Los Angeles

Hans Richter, Cohesion II, 1970, metal on painted wood, 32 3/4 x 20 3/4 x 2".

Hans Richter, Cohesion II, 1970, metal on painted wood, 32 3/4 x 20 3/4 x 2".

Los Angeles

“Hans Richter: Encounters”

Los Angeles County Museum of Art (LACMA)
5905 Wilshire Boulevard
May 5–September 2, 2013

Curated by Timothy O. Benson

Long before the touch screen, Hans Richter was making screens that touch. Rectangles lunge at the spectator in his abstract film Rhythmus 21 (1921), confounding figure and ground; collaborations with Viking Eggeling and Kazimir Malevich promised the convertibility of all signals and sensations, electronic and tactile, into a universal code. LACMA’s major retrospective will include these works along with nearly 150 others—from collages to wall reliefs—in which resolute materialism vied with totalizing sensation and perceptual change augured political revolution. In Ghosts Before Breakfast (1928), for instance, Richter cuts loose and lets fly a gaggle of bowler hats, in a Dadaist upending of vision, objecthood, and Weimar bureaucracy.
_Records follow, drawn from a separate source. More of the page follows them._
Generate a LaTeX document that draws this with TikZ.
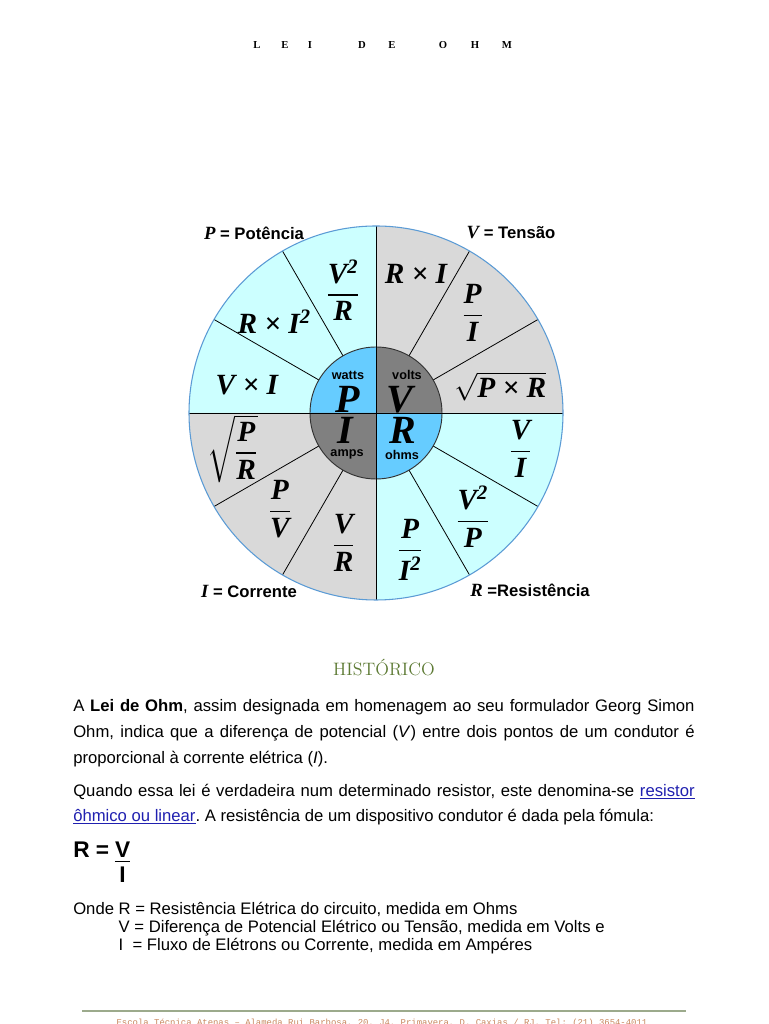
\documentclass[tikz,border=0pt]{standalone}
\usepackage{fontspec}
\usepackage{amsmath}
\usetikzlibrary{positioning}
\newfontfamily\wheelfont{Liberation Serif}
\newfontfamily\bodyfont{Liberation Sans}
\newfontfamily\footfont{Liberation Mono}
\definecolor{cyanfill}{HTML}{CCFFFF}
\definecolor{greyfill}{HTML}{D9D9D9}
\definecolor{hubblue}{HTML}{66CCFF}
\definecolor{hubgrey}{HTML}{808080}
\definecolor{rimblue}{HTML}{5B9BD5}
\definecolor{histgreen}{HTML}{5E7B35}
\definecolor{linkblue}{HTML}{2020B0}
\definecolor{footrule}{HTML}{9CAA8C}
\definecolor{foottext}{HTML}{C8875E}
\newcommand{\wfrac}[2]{$\genfrac{}{}{1.3pt}{0}{\text{#1}}{\text{#2}}$}
\newcommand{\two}{$^{\text{2}}$}
\newcommand{\qv}[1]{{\wheelfont\bfseries\itshape\fontsize{14}{14}\selectfont #1}}
\newcommand{\weblink}[1]{\textcolor{linkblue}{\underline{#1}}}
\frenchspacing

\begin{document}
\begin{tikzpicture}[x=0.75pt,y=0.75pt,
  term/.style={font=\wheelfont\bfseries\itshape\fontsize{22}{24}\selectfont,inner sep=0pt},
  hubletter/.style={font=\wheelfont\bfseries\itshape\fontsize{30}{30}\selectfont,inner sep=0pt,text depth=0pt},
  hubunit/.style={font=\bodyfont\bfseries\fontsize{9.5}{10}\selectfont,inner sep=0pt},
  qlabel/.style={font=\bodyfont\bfseries\fontsize{12.5}{14}\selectfont,inner sep=0pt},
  spoke/.style={draw=black,line width=0.6pt},
  para/.style={font=\bodyfont\fontsize{12.5}{19.5}\selectfont,text width=466pt,
    align=justify,inner sep=0pt,anchor=north west},
  lawtext/.style={font=\bodyfont\bfseries\fontsize{17}{20}\selectfont,inner sep=0pt,text depth=0pt},
  titlechar/.style={font=\wheelfont\bfseries\fontsize{8}{10}\selectfont,inner sep=0pt}]
  \fill[white] (0,0) rectangle (768,1024);
  \useasboundingbox (0,0) rectangle (768,1024);

  \foreach \ch/\x in {L/257,E/285,I/310,D/362,E/392,O/443,H/475,M/507}
    \node[titlechar] (title-\x) at (\x,979) {\ch};

  \begin{scope}[shift={(376,611)}]
    \foreach \s/\col in {0/greyfill,90/cyanfill,180/greyfill,270/cyanfill}
      \fill[\col] (0,0) -- (\s:187) arc[start angle=\s,delta angle=90,radius=187] -- cycle;
    \foreach \a in {30,60,120,150,210,240,300,330}
      \draw[spoke] (\a:66) -- (\a:187);
    \foreach \s/\col in {0/hubgrey,90/hubblue,180/hubgrey,270/hubblue}
      \fill[\col] (0,0) -- (\s:66) arc[start angle=\s,delta angle=90,radius=66] -- cycle;
    \draw[black!80,line width=0.7pt] (0,0) circle[radius=66];
    \draw[spoke] (180:187) -- (0:187);
    \draw[spoke] (270:187) -- (90:187);
    \draw[rimblue,line width=0.8pt] (0,0) circle[radius=187];

    \node[hubunit] (uP) at (-28,38) {watts};
    \node[hubletter] (hP) at (-28,14) {P};
    \node[hubunit] (uV) at (31,38) {volts};
    \node[hubletter] (hV) at (24,14) {V};
    \node[hubletter] (hI) at (-31,-17) {I};
    \node[hubunit] (uI) at (-29,-41) {amps};
    \node[hubletter] (hR) at (27,-17) {R};
    \node[hubunit] (uR) at (26,-42) {ohms};

    \node[term] (tVR) at (105:127) {\wfrac{V\two}{R}};
    \node[term] (tRI2) at (138:137) {R × I\two};
    \node[term] (tVI) at (168:132) {V × I};
    \node[term] (tRI) at (74:145) {R × I};
    \node[term] (tPI) at (46:139) {\wfrac{P}{I}};
    \node[term] (tsPR) at (12:127) {$\sqrt{\text{P × R}}$};
    \node[term] (tVoI) at (-14:149) {\wfrac{V}{I}};
    \node[term] (tV2P) at (-47:142) {\wfrac{V\two}{P}};
    \node[term] (tPI2) at (-76:141) {\wfrac{P}{I\two}};
    \node[term] (tVoR) at (-104:134) {\wfrac{V}{R}};
    \node[term] (tPoV) at (-135:136) {\wfrac{P}{V}};
    \node[term] (tsPoR) at (-166:148) {$\sqrt{\genfrac{}{}{1.3pt}{0}{\text{P}}{\text{R}}}$};

    \node[qlabel] (lP) at (-122,180) {\qv{P} = Potência};
    \node[qlabel] (lV) at (135,180) {\qv{V} = Tensão};
    \node[qlabel] (lI) at (-127,-178) {\qv{I} = Corrente};
    \node[qlabel] (lR) at (154,-177) {\qv{R} =Resistência};
  \end{scope}

  \node[font=\fontsize{13.5}{15}\selectfont,text=histgreen] (hist) at (384,356) {HISTÓRICO};

  \node[para] (p1) at (73,325) {A \textbf{Lei de Ohm}, assim designada em homenagem ao seu formulador Georg Simon\linebreak
    Ohm, indica que a diferença de potencial (\textit{V}) entre dois pontos de um condutor é\linebreak
    proporcional à corrente elétrica (\textit{I}).};
  \node[para,font=\bodyfont\fontsize{12.5}{18.75}\selectfont] (p2) at (73,240.5) {Quando essa lei é verdadeira num determinado resistor, este denomina-se \weblink{resistor}\linebreak
    \weblink{ôhmico ou linear}. A resistência de um dispositivo condutor é dada pela fómula:};

  \node[lawtext,anchor=base west] (lawR) at (73,166) {R =};
  \node[lawtext,anchor=base west] (lawV) at ([xshift=4pt]lawR.base east) {V};
  \node[lawtext,anchor=north] (lawI) at ([yshift=-6pt]lawV.south) {I};
  \draw[black,line width=1.1pt] ([yshift=-2.5pt]lawV.south west) -- ([yshift=-2.5pt]lawV.south east);

  \node[font=\bodyfont\fontsize{12.5}{13.5}\selectfont,inner sep=0pt,anchor=base west] (where) at (73,109)
    {\begin{tabular}[t]{@{}l@{ }l@{}}Onde & R = Resistência Elétrica do circuito, medida em Ohms\\
      & V = Diferença de Potencial Elétrico ou Tensão, medida em Volts e\\
      & I\ \ = Fluxo de Elétrons ou Corrente, medida em Ampéres\end{tabular}};

  \draw[footrule,line width=0.9pt] (82,13) -- (686,13);
  \node[font=\footfont\fontsize{6.7}{8}\selectfont,text=foottext,inner sep=0pt,anchor=base] (addr) at (382,-2)
    {Escola Técnica Atenas – Alameda Rui Barbosa, 20, J4, Primavera, D. Caxias / RJ. Tel: (21) 3654-4011};
\end{tikzpicture}
\end{document}
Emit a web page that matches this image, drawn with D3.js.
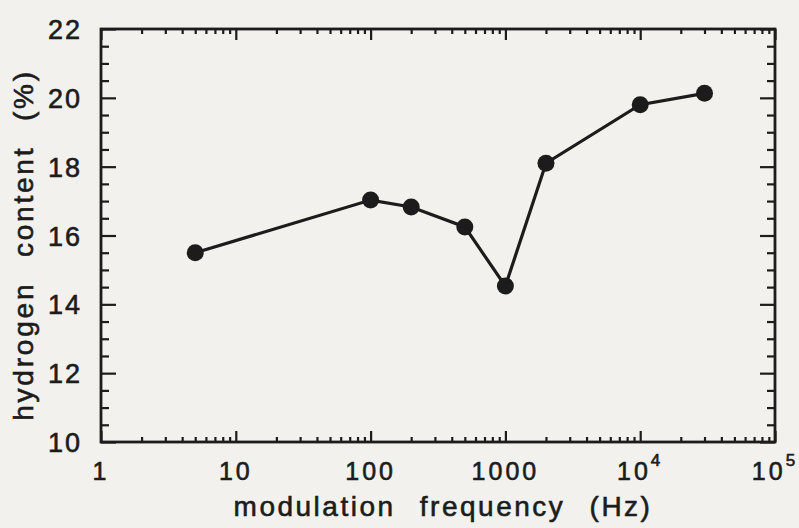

But unlike contemporary invocations of “animism,” which often merely tame objects into subjects with a veiled anthropomorphism, Richter’s animation heightened the alterity of the world—its alien and unknowable roil.

Travels to the Centre Pompidou—Metz, France, Sept. 29, 2013–Feb. 24, 2014; Martin-Gropius-Bau, Berlin, Mar. 27–June 30, 2014.